A village of Georgian farmers takes on the mighty BP oil corporation when the Baku-Tbilisi-Ceyhan Pipeline heads their way in engaging docu “The Pipeline Next Door,” a fourth gig for Georgian-born, Gaul-based helmer Nino Kirtadze (“Dites a mes amis que je suis mort,” 2004). Kirtadze’s verite approach creates a well-rounded, character-led drama in which no one, not even the oil execs, is simply a hero or villain. Although well liked at fests visited so far, talk-intensive pic is more likely to trickle down cablers’ pipes than gush theatrically abroad.

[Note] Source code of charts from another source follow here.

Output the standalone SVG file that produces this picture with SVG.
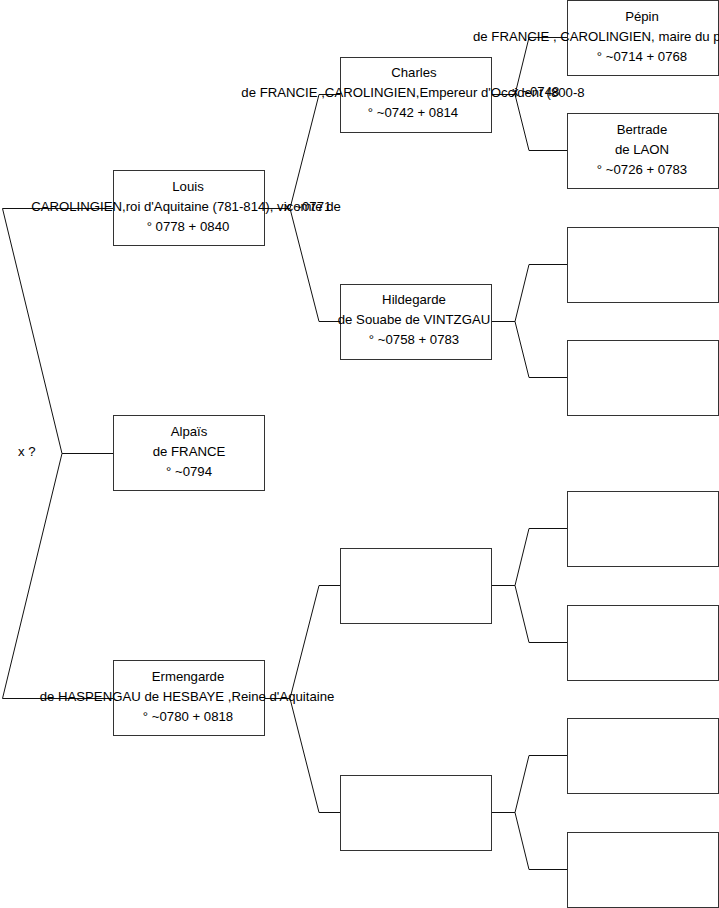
<svg xmlns="http://www.w3.org/2000/svg" width="719" height="908" viewBox="0 0 719 908">
<style>
.box{fill:#fff;stroke:#333;stroke-width:1}
.ln{fill:none;stroke:#111;stroke-width:1}
text{font-family:"Liberation Sans",Arial,sans-serif;font-size:13.2px;fill:#000}
.c{text-anchor:middle}
</style>
<rect width="719" height="908" fill="#fff"/>
<g id="connectors">
<polyline class="ln" points="114,208.5 2.5,208.5 62,453.5 2.5,698.5 114,698.5"/>
<line class="ln" x1="62" y1="453.5" x2="114" y2="453.5"/>
<polyline class="ln" points="340,94.5 319,94.5 290,208.5 319,321.5 340,321.5"/>
<line class="ln" x1="265" y1="208.5" x2="290" y2="208.5"/>
<polyline class="ln" points="340,585.5 319,585.5 290,698.5 319,812.5 340,812.5"/>
<line class="ln" x1="265" y1="698.5" x2="290" y2="698.5"/>
<polyline class="ln" points="567,37.5 529,37.5 515,94.5 529,150.5 567,150.5"/>
<line class="ln" x1="491" y1="94.5" x2="515" y2="94.5"/>
<polyline class="ln" points="567,264.5 529,264.5 515,321.5 529,377.5 567,377.5"/>
<line class="ln" x1="491" y1="321.5" x2="515" y2="321.5"/>
<polyline class="ln" points="567,528.5 529,528.5 515,585.5 529,642.5 567,642.5"/>
<line class="ln" x1="491" y1="585.5" x2="515" y2="585.5"/>
<polyline class="ln" points="567,755.5 529,755.5 515,812.5 529,869.5 567,869.5"/>
<line class="ln" x1="491" y1="812.5" x2="515" y2="812.5"/>
</g>
<g id="n-louis">
<rect class="box" x="113.5" y="170.5" width="151" height="75"/>
<text class="c" x="188" y="190.5">Louis</text>
<text class="c" x="186" y="211">CAROLINGIEN,roi d'Aquitaine (781-814), vicomte de</text>
<text class="c" x="188" y="231">° 0778 + 0840</text>
</g>
<g id="n-alpais">
<rect class="box" x="113.5" y="415.5" width="151" height="75"/>
<text class="c" x="189" y="435.5">Alpaïs</text>
<text class="c" x="189" y="456">de FRANCE</text>
<text class="c" x="189" y="476">° ~0794</text>
</g>
<g id="n-ermengarde">
<rect class="box" x="113.5" y="660.5" width="151" height="75"/>
<text class="c" x="188" y="680.5">Ermengarde</text>
<text class="c" x="187" y="701">de HASPENGAU de HESBAYE ,Reine d'Aquitaine</text>
<text class="c" x="188" y="721">° ~0780 + 0818</text>
</g>
<g id="n-charles">
<rect class="box" x="340.5" y="57.5" width="151" height="75"/>
<text class="c" x="414" y="77">Charles</text>
<text class="c" x="413" y="97">de FRANCIE ,CAROLINGIEN,Empereur d'Occident (800-8</text>
<text class="c" x="413" y="117">° ~0742 + 0814</text>
</g>
<g id="n-hildegarde">
<rect class="box" x="340.5" y="284.5" width="151" height="75"/>
<text class="c" x="414" y="304">Hildegarde</text>
<text class="c" x="414" y="324">de Souabe de VINTZGAU</text>
<text class="c" x="414" y="344">° ~0758 + 0783</text>
</g>
<g id="n-c2-3"><rect class="box" x="340.5" y="548.5" width="151" height="75"/></g>
<g id="n-c2-4"><rect class="box" x="340.5" y="775.5" width="151" height="75"/></g>
<g id="n-pepin">
<rect class="box" x="567.5" y="0.5" width="151" height="75"/>
<text class="c" x="642" y="20.5">Pépin</text>
<text x="473" y="40.5">de FRANCIE , CAROLINGIEN, maire du p</text>
<text class="c" x="642" y="60.5">° ~0714 + 0768</text>
</g>
<g id="n-bertrade">
<rect class="box" x="567.5" y="113.5" width="151" height="75"/>
<text class="c" x="642" y="133.5">Bertrade</text>
<text class="c" x="642" y="153.5">de LAON</text>
<text class="c" x="642" y="173.5">° ~0726 + 0783</text>
</g>
<g id="n-c3-3"><rect class="box" x="567.5" y="227.5" width="151" height="75"/></g>
<g id="n-c3-4"><rect class="box" x="567.5" y="340.5" width="151" height="75"/></g>
<g id="n-c3-5"><rect class="box" x="567.5" y="491.5" width="151" height="75"/></g>
<g id="n-c3-6"><rect class="box" x="567.5" y="605.5" width="151" height="75"/></g>
<g id="n-c3-7"><rect class="box" x="567.5" y="718.5" width="151" height="75"/></g>
<g id="n-c3-8"><rect class="box" x="567.5" y="832.5" width="151" height="75"/></g>
<g id="labels">
<text x="18" y="455.5">x ?</text>
<text x="284" y="211">x ~0771</text>
<text x="512" y="96">x ~0748</text>
</g>
</svg>
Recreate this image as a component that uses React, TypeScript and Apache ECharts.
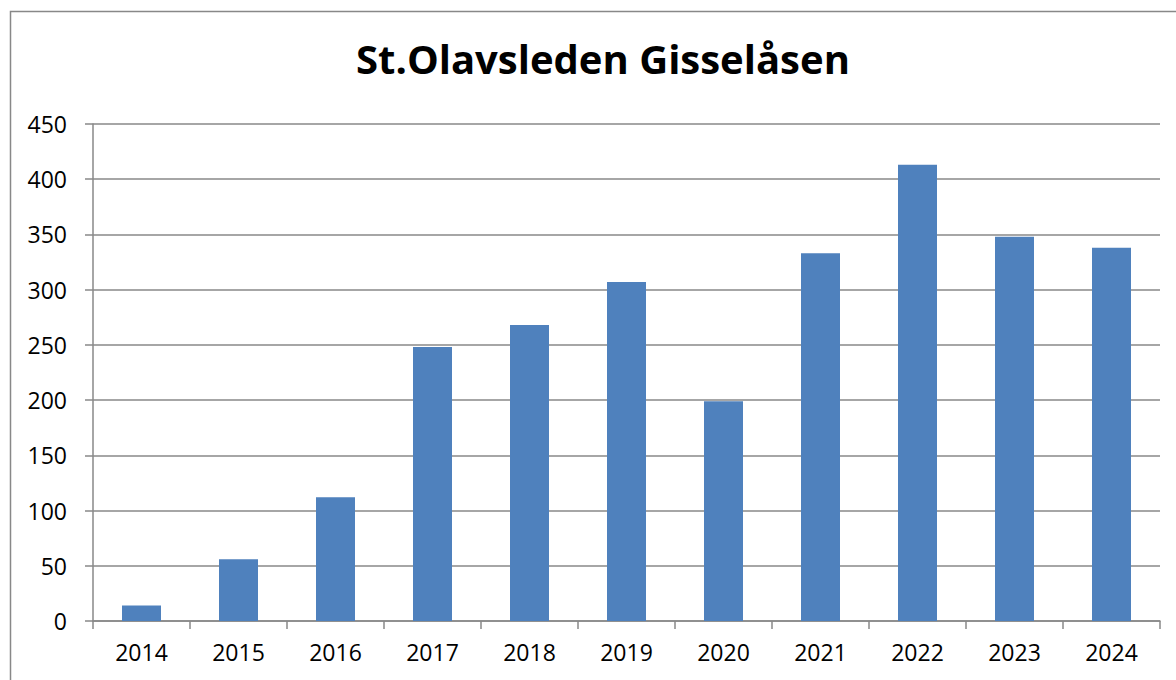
import React, { useEffect, useRef } from "react";
import * as echarts from "echarts";

const titleText = "St.Olavsleden Gisselåsen";
const years = ["2014", "2015", "2016", "2017", "2018", "2019", "2020", "2021", "2022", "2023", "2024"];
const visitors = [14, 56, 112, 248, 268, 307, 199, 333, 413, 348, 338];
const yMin = 0;
const yMax = 450;
const yStep = 50;

export default function App() {
  const ref = useRef<HTMLDivElement>(null);
  useEffect(() => {
    if (!ref.current) return;
    const chart = echarts.init(ref.current, null, { renderer: "svg" });
    const font = "'Open Sans', 'Noto Sans', sans-serif";
    const gray = "#888888";
    chart.setOption({
      animation: false,
      backgroundColor: "#ffffff",
      title: {
        text: titleText,
        left: 598,
        top: 33,
        textAlign: "center",
        textStyle: { fontFamily: font, fontSize: 40, fontWeight: "bold", color: "#000" },
      },
      graphic: [
        {
          type: "rect",
          shape: { x: 10.5, y: 11.5, width: 1300, height: 800 },
          style: { fill: "none", stroke: gray, lineWidth: 1.5 },
          silent: true,
        },
      ],
      grid: { left: 93, right: 16, top: 124, bottom: 59, containLabel: false },
      xAxis: {
        type: "category",
        data: years,
        boundaryGap: true,
        axisLine: { show: true, lineStyle: { color: gray, width: 1.5 } },
        axisTick: { show: true, length: 8, alignWithLabel: false, lineStyle: { color: gray, width: 1.5 } },
        axisLabel: { fontFamily: font, fontSize: 23, color: "#000", margin: 19, interval: 0 },
        splitLine: { show: false },
      },
      yAxis: {
        type: "value",
        min: yMin,
        max: yMax,
        interval: yStep,
        axisLine: { show: true, lineStyle: { color: gray, width: 1.5 } },
        axisTick: { show: true, length: 8, lineStyle: { color: gray, width: 1.5 } },
        axisLabel: { fontFamily: font, fontSize: 23, color: "#000", margin: 26 },
        splitLine: { show: true, lineStyle: { color: gray, width: 1.5 } },
      },
      series: [
        {
          type: "bar",
          data: visitors,
          barWidth: 39,
          itemStyle: { color: "#4F81BD" },
        },
      ],
    });
    return () => chart.dispose();
  }, []);
  return (
    <div
      ref={ref}
      style={{ position: "absolute", left: 0, top: 0, width: 1176, height: 680 }}
    />
  );
}
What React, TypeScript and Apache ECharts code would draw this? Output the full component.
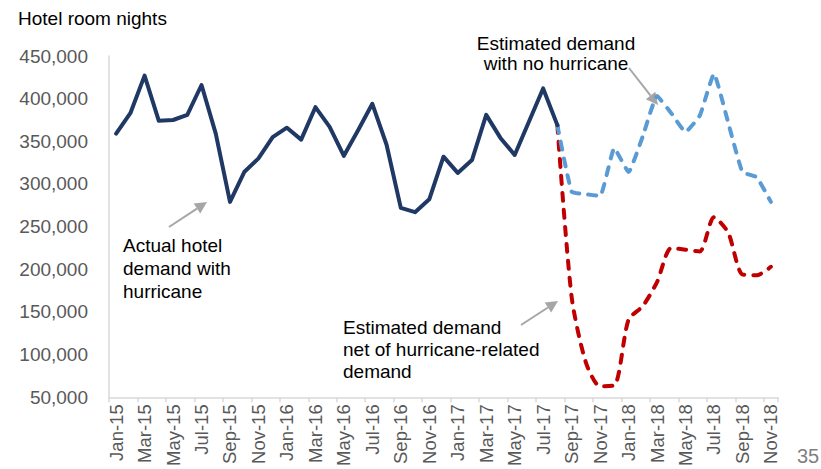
import React, { useEffect, useRef } from "react";
import * as echarts from "echarts";

const categories = [
  "Jan-15", "Feb-15", "Mar-15", "Apr-15", "May-15", "Jun-15", "Jul-15", "Aug-15", "Sep-15", "Oct-15", "Nov-15", "Dec-15",
  "Jan-16", "Feb-16", "Mar-16", "Apr-16", "May-16", "Jun-16", "Jul-16", "Aug-16", "Sep-16", "Oct-16", "Nov-16", "Dec-16",
  "Jan-17", "Feb-17", "Mar-17", "Apr-17", "May-17", "Jun-17", "Jul-17", "Aug-17", "Sep-17", "Oct-17", "Nov-17", "Dec-17",
  "Jan-18", "Feb-18", "Mar-18", "Apr-18", "May-18", "Jun-18", "Jul-18", "Aug-18", "Sep-18", "Oct-18", "Nov-18",
];

// Jan-15 .. Aug-17
const actualDemand = [
  359000, 383000, 427000, 374000, 375000, 381000, 416000, 359000, 279000, 314000, 330000, 355000,
  366000, 352000, 390000, 367000, 333000, 363000, 394000, 346000, 272000, 267000, 282000, 332000,
  313000, 328000, 381000, 354000, 334000, 373000, 412000, 369000,
];

// Aug-17 .. Nov-18
const noHurricaneDemand = [
  369000, 291000, 288000, 286000, 342000, 314000, 356000, 403000, 383000, 361000, 380000, 429000,
  372000, 314000, 308000, 279000,
];

// Aug-17 .. Nov-18
const netOfHurricaneDemand = [
  369000, 168000, 91000, 63000, 64000, 141000, 157000, 185000, 225000, 223000, 221000, 261000,
  243000, 194000, 193000, 203000,
];

const yMin = 50000;
const yMax = 450000;
const yInterval = 50000;

const FONT = "'Liberation Sans', Arial, sans-serif";

function arrow(x1: number, y1: number, x2: number, y2: number) {
  const dx = x2 - x1;
  const dy = y2 - y1;
  const len = Math.sqrt(dx * dx + dy * dy);
  const ux = dx / len;
  const uy = dy / len;
  const hl = 12;
  const hw = 6;
  const bx = x2 - ux * hl;
  const by = y2 - uy * hl;
  const px = -uy * hw;
  const py = ux * hw;
  return [
    {
      type: "line",
      shape: { x1, y1, x2: bx, y2: by },
      style: { stroke: "#A6A6A6", lineWidth: 2 },
      silent: true,
    },
    {
      type: "polygon",
      shape: { points: [[x2, y2], [bx + px, by + py], [bx - px, by - py]] },
      style: { fill: "#A6A6A6" },
      silent: true,
    },
  ];
}

function textEl(x: number, y: number, text: string, align: string, lh: number, fontSize = 19, fill = "#000000") {
  return {
    type: "text",
    x,
    y,
    style: {
      text,
      fill,
      font: `${fontSize}px ${FONT}`,
      align,
      verticalAlign: "middle",
      lineHeight: lh,
    },
    silent: true,
  };
}

export default function App() {
  const ref = useRef<HTMLDivElement>(null);

  useEffect(() => {
    if (!ref.current) return;
    const chart = echarts.init(ref.current, undefined, { renderer: "svg" });

    const startIdx = actualDemand.length - 1;
    const actualData = categories.map((_, i) => (i < actualDemand.length ? actualDemand[i] : null));
    const blueData = categories.map((_, i) => (i >= startIdx ? noHurricaneDemand[i - startIdx] : null));
    const redData = categories.map((_, i) => (i >= startIdx ? netOfHurricaneDemand[i - startIdx] : null));

    chart.setOption({
      animation: false,
      backgroundColor: "#ffffff",
      grid: { left: 109, right: 43, top: 56, bottom: 71, containLabel: false },
      xAxis: {
        type: "category",
        data: categories,
        boundaryGap: true,
        axisLine: { show: true, lineStyle: { color: "#D9D9D9", width: 1.5 } },
        axisTick: { show: true, interval: 1, length: 5, lineStyle: { color: "#D9D9D9", width: 1.5 } },
        axisLabel: {
          interval: 1,
          rotate: 90,
          fontSize: 18.5,
          fontFamily: FONT,
          color: "#595959",
          margin: 7,
        },
      },
      yAxis: {
        type: "value",
        min: yMin,
        max: yMax,
        interval: yInterval,
        splitLine: { show: false },
        axisTick: { show: false },
        axisLine: { show: true, lineStyle: { color: "#D9D9D9", width: 1.5 } },
        axisLabel: {
          fontSize: 19,
          fontFamily: FONT,
          color: "#595959",
          margin: 21,
          formatter: (v: number) => v.toLocaleString("en-US"),
        },
      },
      series: [
        {
          name: "Estimated demand net of hurricane-related demand",
          type: "line",
          data: redData,
          showSymbol: false,
          symbol: "none",
          smooth: 0.25,
          connectNulls: false,
          lineStyle: { color: "#C00000", width: 4, type: [8, 9], cap: "round" },
          z: 2,
        },
        {
          name: "Estimated demand with no hurricane",
          type: "line",
          data: blueData,
          showSymbol: false,
          symbol: "none",
          smooth: 0.12,
          lineStyle: { color: "#5B9BD5", width: 4, type: [8, 9], cap: "round" },
          z: 3,
        },
        {
          name: "Actual hotel demand with hurricane",
          type: "line",
          data: actualData,
          showSymbol: false,
          symbol: "none",
          lineStyle: { color: "#1F3864", width: 4, cap: "round", join: "round" },
          z: 4,
        },
      ],
      graphic: [
        textEl(18, 18, "Hotel room nights", "left", 22),
        textEl(123, 268, "Actual hotel\ndemand with\nhurricane", "left", 23),
        textEl(556, 53, "Estimated demand\nwith no hurricane", "center", 20),
        textEl(343, 349, "Estimated demand\nnet of hurricane-related\ndemand", "left", 22),
        textEl(797, 456, "35", "left", 22, 20, "#7F7F7F"),
        ...arrow(629, 68, 658, 105),
        ...arrow(169, 227, 207, 202),
        ...arrow(521, 325, 558, 301),
      ],
    });

    return () => chart.dispose();
  }, []);

  return <div ref={ref} style={{ width: 821, height: 469, position: "absolute", left: 0, top: 0 }} />;
}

Tiny village of Sakire is tucked at the bottom of the Borjomi valley, a region long known for its lush, emerald landscape and underground springs of flavorful mineral water. Plans will lay the Baku-Tbilisi-Ceyhan Pipeline right through villagers’ farmlands and separate the community from its cemetery.
The Sakire townsfolk largely accept the fact that they won’t be able to stop the pipeline, which is being built foot by foot farther up the valley. But, they want a fairer settlement for the land they’ll lose, and worry about environmental problems.
Disputes break out over who owns which parcels of land, and soon, led by feisty matriarch Leila, the whole village is up in arms against the mayor, Akaki Bliadze, whom they accuse of various crimes, from taking bribes to just not fighting in their corner. The poor man looks quite beleaguered.
Meanwhile, in Tbilisi, American BP-executive Ed Johnson gets wind of the problems in Sakire which threaten to put the project behind schedule and make him look bad back home. He and BP have the support of Georgia’s president, who badly wants the pipeline to bring wealth to the impoverished nation. Eventually, Johnson travels to Sakire.
Although pic eschews voiceover and keeping subtitles pretty much to a minimum, forceful characters emerge in the many lively scenes where the villagers debate their problems. Some Sakireans seem motivated by greed, and comedy is generated by squawking squabbles over how many fruit trees one peasant has on his land.
Although Kirtadze can’t resist filming Johnson in his limousine, often looking painfully ill at ease in this chaotic former Soviet Republic country, his willingness to give the filmmakers seemingly full access and speak fairly honestly to the villagers — he admits he can’t promise nothing will ever go wrong with the pipeline — wins sympathy.